CHALLENGE :: Quote all lines below exactly. Images stay out.
· · ·
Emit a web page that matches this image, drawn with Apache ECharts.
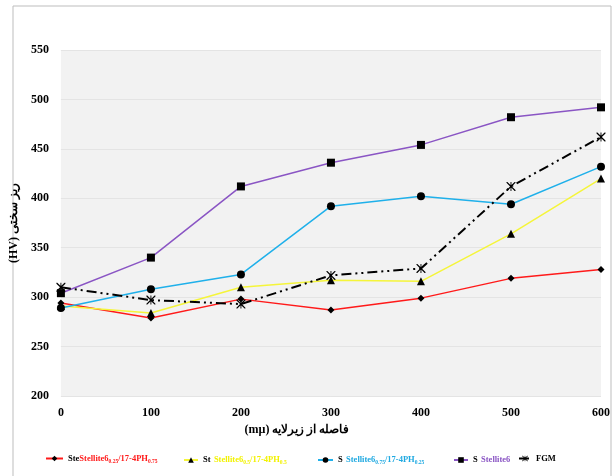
<!DOCTYPE html>
<html>
<head>
<meta charset="utf-8">
<script src="https://cdn.jsdelivr.net/npm/echarts@6/dist/echarts.min.js"></script>
<style>
  html, body { margin: 0; padding: 0; background: #ffffff; }
  #chart { width: 613px; height: 476px; }
</style>
</head>
<body>
<div id="chart"></div>
<script>
// Distance from substrate (µm)
const distances = [0, 100, 200, 300, 400, 500, 600];

// Microhardness (HV) per layer composition
const stellite25 = [294, 279, 298, 287, 299, 319, 328];
const stellite50 = [291, 284, 310, 317, 316, 364, 420];
const stellite75 = [289, 308, 323, 392, 402, 394, 432];
const stellite100 = [304, 340, 412, 436, 454, 482, 492];
const fgm = [310, 297, 293, 322, 329, 412, 462];

const yTicks = [200, 250, 300, 350, 400, 450, 500, 550];

const seriesNames = ['s25', 's50', 's75', 's100', 'fgm'];

const serif = '"Liberation Serif", "DejaVu Serif", serif';

// asterisk-like marker for the FGM curve
const asterisk = 'path://M0,0 L2,0 L10,8 L18,0 L20,0 L20,2 L12,10 L20,18 L20,20 L18,20 L10,12 L2,20 L0,20 L0,18 L8,10 L0,2 Z M9,0 L11,0 L11,20 L9,20 Z';

function pairs(vals) {
  return distances.map((d, i) => [d, vals[i]]);
}

function main(color) {
  return { color: color, fontFamily: serif, fontWeight: 'bold', fontSize: 8.5, lineHeight: 12, verticalAlign: 'middle' };
}
function sub(color) {
  return { color: color, fontFamily: serif, fontWeight: 'bold', fontSize: 5.5, lineHeight: 12, verticalAlign: 'bottom' };
}

const legendRich = {
  k: main('#000'),
  r: main('#ff1a1a'), rs: sub('#ff1a1a'),
  y: main('#f2f200'), ys: sub('#f2f200'),
  b: main('#1fa9e1'), bs: sub('#1fa9e1'),
  p: main('#8a55c4'),
  f: main('#000')
};

const legendText = {
  s25: '{k|Ste}{r|Stellite6}{rs|0.25}{r|/17-4PH}{rs|0.75}',
  s50: '{k|St} {y|Stellite6}{ys|0.5}{y|/17-4PH}{ys|0.5}',
  s75: '{k|S} {b|Stellite6}{bs|0.75}{b|/17-4PH}{bs|0.25}',
  s100: '{k|S} {p|Stellite6}',
  fgm: '{f|FGM}'
};

const legendLeft = [45, 183, 317, 453, 518];
const legendIconW = [17, 14, 15, 14, 12];

const legends = seriesNames.map((n, i) => ({
  data: [n],
  left: legendLeft[i],
  top: 454,
  padding: 0,
  itemWidth: legendIconW[i],
  itemHeight: 7,
  itemGap: 4,
  formatter: (name) => legendText[name],
  textStyle: { rich: legendRich }
}));

const chart = echarts.init(document.getElementById('chart'), null, { renderer: 'canvas' });

chart.setOption({
  backgroundColor: '#ffffff',
  animation: false,
  graphic: [{
    type: 'rect',
    shape: { x: 13, y: 6, width: 598, height: 480 },
    style: { fill: 'none', stroke: '#bdbdbd', lineWidth: 1 },
    silent: true
  }],
  grid: {
    left: 60, right: 12, top: 50, bottom: 80,
    show: true, backgroundColor: '#f2f2f2', borderWidth: 0
  },
  legend: legends,
  xAxis: {
    type: 'value',
    min: 0, max: 600, interval: 100,
    name: '(mµ) فاصله از زیرلایه',
    nameLocation: 'middle',
    nameGap: 27,
    nameTextStyle: { fontFamily: serif, fontWeight: 'bold', fontSize: 12, color: '#000', padding: [0, 68, 0, 0] },
    axisLine: { show: false },
    axisTick: { show: false },
    splitLine: { show: false },
    axisLabel: { fontFamily: serif, fontWeight: 'bold', fontSize: 12, color: '#000', margin: 11 }
  },
  yAxis: {
    type: 'value',
    min: yTicks[0], max: yTicks[yTicks.length - 1], interval: 50,
    name: '(HV) ریز سختی',
    nameLocation: 'middle',
    nameGap: 34,
    nameRotate: 90,
    nameTextStyle: { fontFamily: serif, fontWeight: 'bold', fontSize: 12, color: '#000' },
    axisLine: { show: false },
    axisTick: { show: false },
    splitLine: { show: true, lineStyle: { color: '#e4e4e4', width: 1 } },
    axisLabel: { fontFamily: serif, fontWeight: 'bold', fontSize: 12, color: '#000', margin: 12 }
  },
  series: [
    {
      name: 's25', type: 'line', data: pairs(stellite25),
      lineStyle: { color: '#ff1a1a', width: 1.5 },
      symbol: 'diamond', symbolSize: 7,
      itemStyle: { color: '#000' }, z: 3
    },
    {
      name: 's50', type: 'line', data: pairs(stellite50),
      lineStyle: { color: '#f5f53a', width: 1.5 },
      symbol: 'triangle', symbolSize: 8,
      itemStyle: { color: '#000' }, z: 4
    },
    {
      name: 's75', type: 'line', data: pairs(stellite75),
      lineStyle: { color: '#1fb0ea', width: 1.5 },
      symbol: 'circle', symbolSize: 8,
      itemStyle: { color: '#000' }, z: 5
    },
    {
      name: 's100', type: 'line', data: pairs(stellite100),
      lineStyle: { color: '#8a55c4', width: 1.5 },
      symbol: 'rect', symbolSize: 8,
      itemStyle: { color: '#000' }, z: 6
    },
    {
      name: 'fgm', type: 'line', data: pairs(fgm),
      lineStyle: { color: '#000', width: 2, type: [10, 4, 2, 4, 2, 4] },
      symbol: asterisk, symbolSize: 9,
      itemStyle: { color: '#000' }, z: 7
    }
  ]
});
</script>
</body>
</html>
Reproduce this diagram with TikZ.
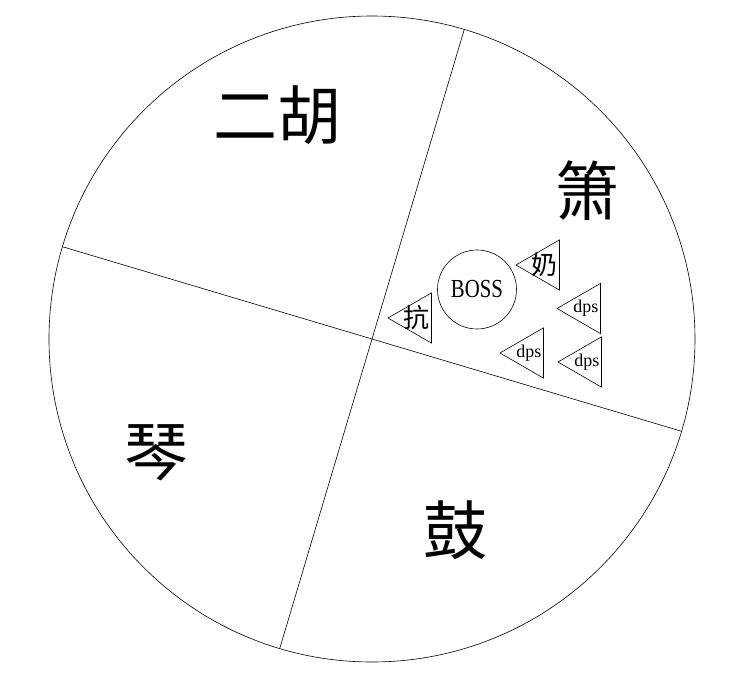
\documentclass[tikz,border=0pt]{standalone}
\usepackage{fontspec}
\setmainfont{Liberation Serif}
\newfontfamily\cjk{Noto Sans CJK SC}
\newfontfamily\narrowserif[FakeStretch=0.8]{Liberation Serif}
\usetikzlibrary{shapes.geometric}

\begin{document}
\begin{tikzpicture}[x=1pt,y=1pt,line width=0.6pt,
    part/.style={font=\cjk\fontsize{64}{64}\selectfont},
    unit/.style={draw,regular polygon,regular polygon sides=3,shape border rotate=90,
                 minimum size=58pt,inner sep=0pt},
    role/.style={font=\cjk\fontsize{26}{26}\selectfont,inner sep=0pt},
    dmg/.style={font=\fontsize{18}{18}\selectfont,inner sep=0pt}]
    \useasboundingbox (-372,-350) rectangle (360,339);
    \coordinate (o) at (0,0);
    \draw (o) circle (323);
    \draw (73.4:323) -- (253.4:323);
    \draw (163.4:323) -- (343.4:323);
    % four parts
    \node[part] (erhu) at (-94,224) {二胡};
    \node[part] (xiao) at (216,148) {箫};
    \node[part] (qin) at (-215,-114) {琴};
    \node[part] (gu) at (84,-191) {鼓};
    % boss and party
    \node[draw,circle,minimum size=79pt,inner sep=0pt,
          font=\narrowserif\fontsize{26}{26}\selectfont] (boss) at (105,49.5) {BOSS};
    \node[unit,label={[role]center:抗}] (tank) at (45,21) {};
    \node[unit,label={[role]center:奶}] (healer) at (173,74) {};
    \node[unit,label={[dmg]center:dps}] (dpsa) at (214,30.5) {};
    \node[unit,label={[dmg]center:dps}] (dpsb) at (157,-14) {};
    \node[unit,label={[dmg]center:dps}] (dpsc) at (215,-23) {};
\end{tikzpicture}
\end{document}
· · ·
COMPLETE RESPONSE ::
Emit a web page that matches this image, drawn with Apache ECharts.
<!DOCTYPE html>
<html>
<head>
<meta charset="utf-8">
<script src="https://cdn.jsdelivr.net/npm/echarts@6/dist/echarts.min.js"></script>
<style>
  html, body { margin: 0; padding: 0; background: #ffffff; }
  #chart { width: 613px; height: 476px; }
</style>
</head>
<body>
<div id="chart"></div>
<script>
// Distance from substrate (µm)
const distances = [0, 100, 200, 300, 400, 500, 600];

// Microhardness (HV) per layer composition
const stellite25 = [294, 279, 298, 287, 299, 319, 328];
const stellite50 = [291, 284, 310, 317, 316, 364, 420];
const stellite75 = [289, 308, 323, 392, 402, 394, 432];
const stellite100 = [304, 340, 412, 436, 454, 482, 492];
const fgm = [310, 297, 293, 322, 329, 412, 462];

const yTicks = [200, 250, 300, 350, 400, 450, 500, 550];

const seriesNames = ['s25', 's50', 's75', 's100', 'fgm'];

const serif = '"Liberation Serif", "DejaVu Serif", serif';

// asterisk-like marker for the FGM curve
const asterisk = 'path://M0,0 L2,0 L10,8 L18,0 L20,0 L20,2 L12,10 L20,18 L20,20 L18,20 L10,12 L2,20 L0,20 L0,18 L8,10 L0,2 Z M9,0 L11,0 L11,20 L9,20 Z';

function pairs(vals) {
  return distances.map((d, i) => [d, vals[i]]);
}

function main(color) {
  return { color: color, fontFamily: serif, fontWeight: 'bold', fontSize: 8.5, lineHeight: 12, verticalAlign: 'middle' };
}
function sub(color) {
  return { color: color, fontFamily: serif, fontWeight: 'bold', fontSize: 5.5, lineHeight: 12, verticalAlign: 'bottom' };
}

const legendRich = {
  k: main('#000'),
  r: main('#ff1a1a'), rs: sub('#ff1a1a'),
  y: main('#f2f200'), ys: sub('#f2f200'),
  b: main('#1fa9e1'), bs: sub('#1fa9e1'),
  p: main('#8a55c4'),
  f: main('#000')
};

const legendText = {
  s25: '{k|Ste}{r|Stellite6}{rs|0.25}{r|/17-4PH}{rs|0.75}',
  s50: '{k|St} {y|Stellite6}{ys|0.5}{y|/17-4PH}{ys|0.5}',
  s75: '{k|S} {b|Stellite6}{bs|0.75}{b|/17-4PH}{bs|0.25}',
  s100: '{k|S} {p|Stellite6}',
  fgm: '{f|FGM}'
};

const legendLeft = [45, 183, 317, 453, 518];
const legendIconW = [17, 14, 15, 14, 12];

const legends = seriesNames.map((n, i) => ({
  data: [n],
  left: legendLeft[i],
  top: 454,
  padding: 0,
  itemWidth: legendIconW[i],
  itemHeight: 7,
  itemGap: 4,
  formatter: (name) => legendText[name],
  textStyle: { rich: legendRich }
}));

const chart = echarts.init(document.getElementById('chart'), null, { renderer: 'canvas' });

chart.setOption({
  backgroundColor: '#ffffff',
  animation: false,
  graphic: [{
    type: 'rect',
    shape: { x: 13, y: 6, width: 598, height: 480 },
    style: { fill: 'none', stroke: '#bdbdbd', lineWidth: 1 },
    silent: true
  }],
  grid: {
    left: 60, right: 12, top: 50, bottom: 80,
    show: true, backgroundColor: '#f2f2f2', borderWidth: 0
  },
  legend: legends,
  xAxis: {
    type: 'value',
    min: 0, max: 600, interval: 100,
    name: '(mµ) فاصله از زیرلایه',
    nameLocation: 'middle',
    nameGap: 27,
    nameTextStyle: { fontFamily: serif, fontWeight: 'bold', fontSize: 12, color: '#000', padding: [0, 68, 0, 0] },
    axisLine: { show: false },
    axisTick: { show: false },
    splitLine: { show: false },
    axisLabel: { fontFamily: serif, fontWeight: 'bold', fontSize: 12, color: '#000', margin: 11 }
  },
  yAxis: {
    type: 'value',
    min: yTicks[0], max: yTicks[yTicks.length - 1], interval: 50,
    name: '(HV) ریز سختی',
    nameLocation: 'middle',
    nameGap: 34,
    nameRotate: 90,
    nameTextStyle: { fontFamily: serif, fontWeight: 'bold', fontSize: 12, color: '#000' },
    axisLine: { show: false },
    axisTick: { show: false },
    splitLine: { show: true, lineStyle: { color: '#e4e4e4', width: 1 } },
    axisLabel: { fontFamily: serif, fontWeight: 'bold', fontSize: 12, color: '#000', margin: 12 }
  },
  series: [
    {
      name: 's25', type: 'line', data: pairs(stellite25),
      lineStyle: { color: '#ff1a1a', width: 1.5 },
      symbol: 'diamond', symbolSize: 7,
      itemStyle: { color: '#000' }, z: 3
    },
    {
      name: 's50', type: 'line', data: pairs(stellite50),
      lineStyle: { color: '#f5f53a', width: 1.5 },
      symbol: 'triangle', symbolSize: 8,
      itemStyle: { color: '#000' }, z: 4
    },
    {
      name: 's75', type: 'line', data: pairs(stellite75),
      lineStyle: { color: '#1fb0ea', width: 1.5 },
      symbol: 'circle', symbolSize: 8,
      itemStyle: { color: '#000' }, z: 5
    },
    {
      name: 's100', type: 'line', data: pairs(stellite100),
      lineStyle: { color: '#8a55c4', width: 1.5 },
      symbol: 'rect', symbolSize: 8,
      itemStyle: { color: '#000' }, z: 6
    },
    {
      name: 'fgm', type: 'line', data: pairs(fgm),
      lineStyle: { color: '#000', width: 2, type: [10, 4, 2, 4, 2, 4] },
      symbol: asterisk, symbolSize: 9,
      itemStyle: { color: '#000' }, z: 7
    }
  ]
});
</script>
</body>
</html>
Reproduce this diagram with TikZ.
\documentclass[tikz,border=0pt]{standalone}
\usepackage{fontspec}
\setmainfont{Liberation Serif}
\newfontfamily\cjk{Noto Sans CJK SC}
\newfontfamily\narrowserif[FakeStretch=0.8]{Liberation Serif}
\usetikzlibrary{shapes.geometric}

\begin{document}
\begin{tikzpicture}[x=1pt,y=1pt,line width=0.6pt,
    part/.style={font=\cjk\fontsize{64}{64}\selectfont},
    unit/.style={draw,regular polygon,regular polygon sides=3,shape border rotate=90,
                 minimum size=58pt,inner sep=0pt},
    role/.style={font=\cjk\fontsize{26}{26}\selectfont,inner sep=0pt},
    dmg/.style={font=\fontsize{18}{18}\selectfont,inner sep=0pt}]
    \useasboundingbox (-372,-350) rectangle (360,339);
    \coordinate (o) at (0,0);
    \draw (o) circle (323);
    \draw (73.4:323) -- (253.4:323);
    \draw (163.4:323) -- (343.4:323);
    % four parts
    \node[part] (erhu) at (-94,224) {二胡};
    \node[part] (xiao) at (216,148) {箫};
    \node[part] (qin) at (-215,-114) {琴};
    \node[part] (gu) at (84,-191) {鼓};
    % boss and party
    \node[draw,circle,minimum size=79pt,inner sep=0pt,
          font=\narrowserif\fontsize{26}{26}\selectfont] (boss) at (105,49.5) {BOSS};
    \node[unit,label={[role]center:抗}] (tank) at (45,21) {};
    \node[unit,label={[role]center:奶}] (healer) at (173,74) {};
    \node[unit,label={[dmg]center:dps}] (dpsa) at (214,30.5) {};
    \node[unit,label={[dmg]center:dps}] (dpsb) at (157,-14) {};
    \node[unit,label={[dmg]center:dps}] (dpsc) at (215,-23) {};
\end{tikzpicture}
\end{document}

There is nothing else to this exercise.